In a former letter I have given an instance of the clearing of the estates in the Highlands of Scotland. That emigration continues to be forced upon Ireland by the same process you may see from the following quotation from THE GALWAY MERCURY:
"The people are fast passing away from the land in the West of Ireland. The landlords of Connaught are tacitly combined to weed out all the smaller occupiers, against whom a regular systematic war of extermination is being waged. the most heart-rending cruelties are daily practised in this province, of which the public are not at all aware."
In the ancient States, in Greece and Rome, compulsory emigration, assuming the shape of the periodic establishment of colonies, formed a regular link in the structure of society. The whole system of those States was founded on certain limits to the numbers of the population, which could not be surpassed without endangering the condition of the antique civilisation itself. To remain civilised they were forced to remain few. Otherwise they would have had to submit to the bodily drudgery which transformed the free citizen into a slave. The want of productive power made citizenship dependent on a certain proportion in numbers not to be disturbed. But with modern compulsory emigration the case stands quite the opposite. Here it is not the want of productive power which demands a diminution of population, and drives away the surplus by famine or emigration.

It is not population that presses on productive power; it is productive power that presses on population. Society is undergoing a silent revolution, which must be submitted to, and which takes no more notice of the human existence it breaks down than an earthquake regards the house that it subverts. The classes and the races, too weak to master the new conditions of life, must give way. On the Continent heaven is fulminating, but in England the earth itself is trembling. England is the country where the real revulsion of modern society begins.
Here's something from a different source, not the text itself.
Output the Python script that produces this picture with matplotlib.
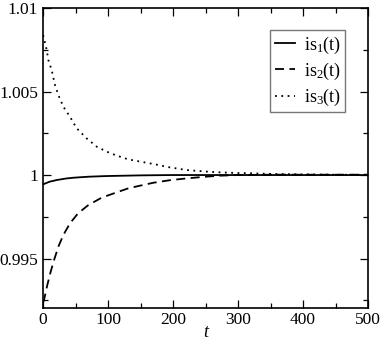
import matplotlib
matplotlib.use("Agg")
import matplotlib.pyplot as plt

plt.rcParams['font.family'] = ['Liberation Serif', 'DejaVu Serif']
plt.rcParams['mathtext.fontset'] = 'custom'
plt.rcParams['mathtext.rm'] = 'Liberation Serif'
plt.rcParams['mathtext.it'] = 'Liberation Serif:italic'

t1 = [0, 5, 10, 21, 35, 47, 70, 98, 150, 200, 300, 400, 500]
is1 = [0.99944, 0.99952, 0.99960, 0.99970, 0.99979, 0.99984, 0.99990, 0.99994, 0.99998,
       1.0, 1.0, 1.0, 1.0]

t2 = [0, 1.5, 6.6, 11.8, 17, 23.6, 31.3, 41.5, 54, 69.7, 90, 113, 131, 150, 170,
      195, 221, 250, 272, 300, 350, 400, 450, 500]
is2 = [0.99238, 0.99251, 0.99341, 0.99421, 0.99491, 0.99571, 0.99641, 0.99711, 0.99771,
       0.99820, 0.99864, 0.99896, 0.99920, 0.99937, 0.99954, 0.99969, 0.99980, 0.99990,
       0.99996, 1.00000, 1.00002, 1.00002, 1.00002, 1.00002]

t3 = [0, 0.5, 5.7, 8.2, 13.3, 18.5, 23.6, 31.3, 41.5, 51.8, 67, 82.6, 98, 113, 131,
      150, 170, 195, 221, 250, 272, 300, 323, 350, 400, 450, 500]
is3 = [1.00838, 1.00834, 1.00749, 1.00689, 1.00629, 1.00539, 1.00479, 1.00409, 1.00349,
       1.00280, 1.00220, 1.00170, 1.00140, 1.00117, 1.00094, 1.00080, 1.00066, 1.00046,
       1.00030, 1.00021, 1.00016, 1.00012, 1.00010, 1.00007, 1.00004, 1.00002, 1.00001]

labels = [r'is$_1$(t)', r'is$_2$(t)', r'is$_3$(t)']
xticks = [0, 100, 200, 300, 400, 500]
yticks = [0.995, 1.0, 1.005, 1.01]
yticklabels = ['0.995', '1', '1.005', '1.01']

fig = plt.figure(figsize=(3.82, 3.40), dpi=100)
ax = fig.add_axes([43/382, 1 - 308/340, 325/382, 300/340])

ax.plot(t1, is1, color='black', lw=1.3, ls='-', label=labels[0])
ax.plot(t2, is2, color='black', lw=1.3, ls=(0, (5, 3)), label=labels[1])
ax.plot(t3, is3, color='black', lw=1.3, ls=(0, (1, 2.5)), label=labels[2])

ax.set_xlim(0, 500)
ax.set_ylim(0.99204, 1.01)
ax.set_xticks(xticks)
ax.set_xticklabels([str(v) for v in xticks])
ax.set_xticks([50, 150, 250, 350, 450], minor=True)
ax.set_yticks(yticks)
ax.set_yticklabels(yticklabels)
ax.set_yticks([0.9925, 0.9975, 1.0025, 1.0075], minor=True)
ax.tick_params(which='both', direction='in', top=True, right=True, labelsize=12.5)
ax.tick_params(which='major', length=6, width=0.9)
ax.tick_params(which='minor', length=3.5, width=0.9)
ax.tick_params(axis='x', pad=3)
for s in ax.spines.values():
    s.set_linewidth(1.2)
ax.set_xlabel('t', fontsize=13, style='italic', labelpad=-3)

leg = ax.legend(loc='upper right', bbox_to_anchor=(0.93, 0.927), fontsize=13,
                frameon=True, fancybox=False, handlelength=1.1, handletextpad=0.5,
                borderpad=0.25, labelspacing=0.28, borderaxespad=0)
leg.get_frame().set_edgecolor('#555555')
leg.get_frame().set_linewidth(1.0)

fig.savefig('out.png', dpi=100)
Karl Marx, THE NEW YORK DAILY TRIBUNE, 22 March, 1853

What Karl Marx sets out so very clearly is that "migration" happens out of necessity, as much, and if not more than out of a choice, and the impetus for this exists in the impulsive force of economic power that, however rational the economic actions of those in power are presented, the kind of economics that govern here is MADNESS!

The recent publication by David Harvey, Marx, Capital and the Madness of Economic Reason is a devastating indictment of how we live today. This renowned human geographer and critic of capitalism explores a growing awareness that the free market can’t give us what we really want and need.

On the LODE - Re:LODE for 2017 there is an article in the Re:LODE Methods & Purposes section titled:
Economism
This is significantly extended article dealing with the issues initially presented in the LODE 1992 leaflet and informed by current debates and literature.
Returning to the passage by Marx as set out above, the madness of economic theory has a great deal in common with the theatre of the absurd:

"the English nation would not be interested at all in the disappearance of the whole population, the King (at that time it was no Queen, but a King) remaining alone in the midst of the island, supposing only that automatic machinery enabled him to procure the amount of Net Revenue now produced by a population of twenty millions."